4. Indeed, like Drax and Blofeld, Assange is a man with a hidden past. Though it is hard to imagine the use of such information by any of the police and intelligence agencies he claims are after him.  After all, it is all but impossible to find such basic information as what degrees Assange has received, where he lived or what he did for a living before founding Wikileaks in 2006. Something of a hypocrite when it comes to the transparency he champions in public, he is secretive not just about the membership and funding of Wikileaks but about the most ordinary details of his own life.

5. Like Karl Stromberg in The Spy Who Loved Me, Assange is an idealistic misanthrope with a superman complex. He believes he is wiser than any mere government when it comes to deciding what should be secret and what should be made public, and as shown by his willingness to reveal the names of NATO's informers in Afghanistan, he has no qualms about collateral damage when it comes to pursuing his notion of the greater good. (Stromberg was more ruthless or rather more ambitious: to protect his beloved oceans he planned to provoke a nuclear war between the USA and USSR that would wipe out all of civilization except for his undersea city 'Atlantis'.)

6. Like all of the Bond villains and in particular Hugo Drax in Moonraker (who has his disloyal pilot chased and killed by his Doberman dogs), Assange rules the Wikileaks organization tyrannically and is ruthless when confronted by insubordination and dissent.  When his senior staffer and primary spokesman Daniel Domscheit-Berg dared question his leadership Assange immediately suspended him. To quote a (leaked) email to a Wikileaks volunteer: "I am the heart and soul of this organization, its founder, philosopher, spokesperson, original coder, organizer, financier and all the rest. If you have a problem with me, piss off."

7. On the other hand, unlike Goldfinger and his ilk, Assange seems to take little or no pleasure in houses, clothes, luxury or black tie parties.  Though, he has raised millions for Wikileaks and allegedly sold the information it has been given to various newspapers (against the wishes of his colleagues), he seems to have no personal interest in money and lives extremely simply, often sleeping on couches and going for days without washing or changing clothes. He is puritanically devoted to the cause, and expects his comrades and employees to be likewise.

8. Assange does like women though and is not above using his now-enhanced status as the Scarlet Pimpernel/James Bond of the hacking world to impress them into bed. However, his sexual tastes or manners are apparently of a kind that alienate and upset liberated Swedish women to the extent that they file charges of rape. That puts him back in the territory of almost all Bond villains.

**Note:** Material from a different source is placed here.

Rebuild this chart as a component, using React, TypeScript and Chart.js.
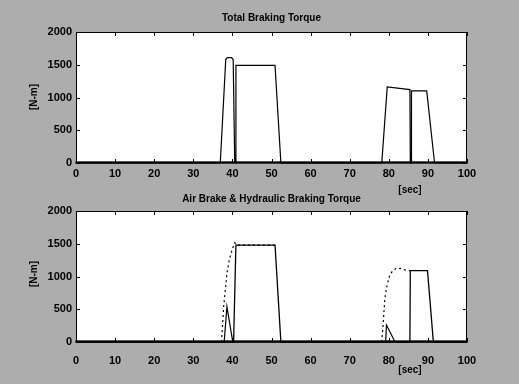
import React, { useEffect, useRef } from "react";
import { Chart, registerables } from "chart.js";

Chart.register(...registerables);

// ---- Data ----
const xTicks = [0, 10, 20, 30, 40, 50, 60, 70, 80, 90, 100];
const yTicks = [0, 500, 1000, 1500, 2000];

// Top: Total braking torque
const totalTime = [0, 36.9, 38.3, 38.7, 39.8, 40.2, 40.6, 40.8, 40.9, 50.9, 52.4, 78.2, 79.6, 85.4, 85.5, 85.7, 85.8, 89.7, 91.7, 100];
const totalTorque = [0, 0, 1580, 1610, 1610, 1580, 0, 0, 1490, 1490, 0, 0, 1160, 1120, 0, 0, 1100, 1100, 0, 0];

// Bottom: air brake (small solid triangles)
const airTime = [0, 37.9, 38.6, 40.1, 79.2, 79.4, 81.6, 100];
const airTorque = [0, 0, 540, 0, 0, 260, 0, 0];

// Bottom: hydraulic (solid blocks)
const hydTime = [0, 40.3, 40.9, 50.9, 52.4, 85.4, 85.5, 89.9, 91.4, 100];
const hydTorque = [0, 0, 1480, 1480, 0, 0, 1090, 1090, 0, 0];

// Bottom: dashed demand curves
const demandTime1 = [37.2, 37.8, 38.2, 38.6, 39.2, 39.9, 40.6, 41.0, 50.9];
const demandTorque1 = [0, 565, 794, 1049, 1252, 1405, 1516, 1480, 1480];
const demandTime2 = [78.2, 78.6, 78.8, 79.0, 79.4, 79.9, 80.3, 81.2, 82.0, 82.9, 84.1, 85.4];
const demandTorque2 = [0, 310, 489, 667, 820, 947, 1034, 1099, 1125, 1125, 1100, 1090];

const topTitle = "Total Braking Torque";
const bottomTitle = "Air Brake & Hydraulic Braking Torque";
const xLabel = "[sec]";
const yLabel = "[N-m]";

const W = 519;
const H = 384;
const BG = "#adadad";
const FONT = "'Liberation Sans', Arial, sans-serif";

function pts(xs: number[], ys: number[]) {
  return xs.map((x, i) => ({ x, y: ys[i] }));
}

type Cfg = {
  title: string;
  plotTop: number;
  titleY: number;
  secY: number;
  yLabY: number;
  tickPad: number;
  datasets: any[];
};

function makeChart(canvas: HTMLCanvasElement, cfg: Cfg) {
  const plotH = 131;
  const xAxisH = H - cfg.plotTop - plotH;
  const deco = {
    id: "deco",
    beforeDraw(chart: any) {
      const ctx = chart.ctx;
      const a = chart.chartArea;
      ctx.save();
      ctx.fillStyle = "#ffffff";
      ctx.fillRect(a.left, a.top, a.right - a.left, a.bottom - a.top);
      ctx.restore();
    },
    afterDraw(chart: any) {
      const ctx = chart.ctx;
      const a = chart.chartArea;
      const xs = chart.scales.x;
      const ys = chart.scales.y;
      ctx.save();
      ctx.strokeStyle = "#000";
      ctx.lineWidth = 1;
      ctx.strokeRect(a.left + 0.5, a.top + 0.5, a.right - a.left - 1, a.bottom - a.top - 1);
      ctx.lineWidth = 1.3;
      ctx.strokeRect(a.left, a.bottom - 1, a.right - a.left, 1);
      // inward ticks
      ctx.beginPath();
      xTicks.forEach((v) => {
        const px = Math.round(xs.getPixelForValue(v)) + 0.5;
        ctx.moveTo(px, a.bottom);
        ctx.lineTo(px, a.bottom - 4);
        ctx.moveTo(px, a.top);
        ctx.lineTo(px, a.top + 4);
      });
      yTicks.forEach((v) => {
        const py = Math.round(ys.getPixelForValue(v)) + 0.5;
        ctx.moveTo(a.left, py);
        ctx.lineTo(a.left + 4, py);
        ctx.moveTo(a.right, py);
        ctx.lineTo(a.right - 4, py);
      });
      ctx.lineWidth = 1;
      ctx.stroke();
      // texts
      ctx.fillStyle = "#000";
      ctx.font = "bold 10px " + FONT;
      ctx.textAlign = "center";
      ctx.textBaseline = "middle";
      ctx.fillText(cfg.title, (a.left + a.right) / 2, cfg.titleY);
      ctx.fillText(xLabel, 410, cfg.secY);
      ctx.translate(34, cfg.yLabY);
      ctx.rotate(-Math.PI / 2);
      ctx.fillText(yLabel, 0, 0);
      ctx.restore();
    },
  };

  return new Chart(canvas, {
    type: "line",
    data: { datasets: cfg.datasets },
    plugins: [deco],
    options: {
      animation: false,
      responsive: false,
      maintainAspectRatio: false,
      layout: { padding: { left: 0, right: W - 467, top: cfg.plotTop, bottom: 0 } },
      plugins: {
        legend: { display: false },
        title: { display: false },
        tooltip: { enabled: false },
      },
      elements: { point: { radius: 0 }, line: { tension: 0 } },
      scales: {
        x: {
          type: "linear",
          min: 0,
          max: 100,
          afterFit: (s: any) => {
            s.height = xAxisH;
          },
          afterBuildTicks: (s: any) => {
            s.ticks = xTicks.map((v) => ({ value: v }));
          },
          grid: { display: false, drawTicks: false },
          border: { display: false },
          ticks: {
            color: "#000",
            padding: cfg.tickPad,
            maxRotation: 0,
            autoSkip: false,
            callback: (v: any) => String(v),
            font: { family: FONT, size: 11, weight: "bold" },
          },
        },
        y: {
          type: "linear",
          min: 0,
          max: 2000,
          afterFit: (s: any) => {
            s.width = 76;
          },
          afterBuildTicks: (s: any) => {
            s.ticks = yTicks.map((v) => ({ value: v }));
          },
          grid: { display: false, drawTicks: false },
          border: { display: false },
          ticks: {
            color: "#000",
            padding: 4,
            callback: (v: any) => String(v),
            font: { family: FONT, size: 11, weight: "bold" },
          },
        },
      },
    },
  } as any);
}

function line(data: any[], width: number, dash: number[] = []) {
  return {
    data,
    borderColor: "#000",
    borderWidth: width,
    borderDash: dash,
    pointRadius: 0,
    fill: false,
    clip: 2,
  };
}

export default function App() {
  const topRef = useRef<HTMLCanvasElement>(null);
  const botRef = useRef<HTMLCanvasElement>(null);

  useEffect(() => {
    document.body.style.margin = "0";
    document.body.style.background = BG;
    const c1 = makeChart(topRef.current!, {
      title: topTitle,
      plotTop: 32,
      titleY: 18,
      secY: 190,
      yLabY: 97,
      tickPad: 4,
      datasets: [line(pts(totalTime, totalTorque), 1.2)],
    });
    const c2 = makeChart(botRef.current!, {
      title: bottomTitle,
      plotTop: 211,
      titleY: 199,
      secY: 370,
      yLabY: 274,
      tickPad: 12,
      datasets: [
        line(pts(demandTime1, demandTorque1), 1.2, [2, 3]),
        line(pts(demandTime2, demandTorque2), 1.2, [2, 3]),
        line(pts(airTime, airTorque), 1.2),
        line(pts(hydTime, hydTorque), 1.3),
      ],
    });
    return () => {
      c1.destroy();
      c2.destroy();
    };
  }, []);

  const cs: React.CSSProperties = { position: "absolute", left: 0, top: 0, width: W, height: H };
  return (
    <div style={{ position: "relative", width: W, height: H, background: BG }}>
      <canvas ref={topRef} width={W} height={H} style={cs} />
      <canvas ref={botRef} width={W} height={H} style={cs} />
    </div>
  );
}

9. More superficially, like Assange, many if not most Bond movie villains have white hair. This includes Emilio Largo (Thunderball), Blofeld (at least as played by Max von Sydow in Never Say Never Again and Charles Gray in Diamonds are Forever) and Karl Stromberg (The Spy Who Loved Me).

There is already talk of movies based on Assange's life and career - what little is known of it. But rather than making a Scarlet Pimpernel/James Bond hero out of him, Hollywood should give him a chance to step into the shoes of Donald Pleasance, Charles Gray and the rest, and play Ernst Stavro Blofeld (the movie-land character he most resembles) in a future Bond film. (Those who have only seen the Bond films may not be aware that according to the Ian Fleming books, Blofeld actually made his first fortunes by selling stolen top-secret telegrams to the Third Reich before World War II, and later, when based in Turkey by selling information to both sides...)

This would of course have to be once Assange gets out of the Swedish criminal justice system and any other legal trouble he is headed for. But given MGM's bankruptcy and the postponement of the next Bond movie the timing could be perfect.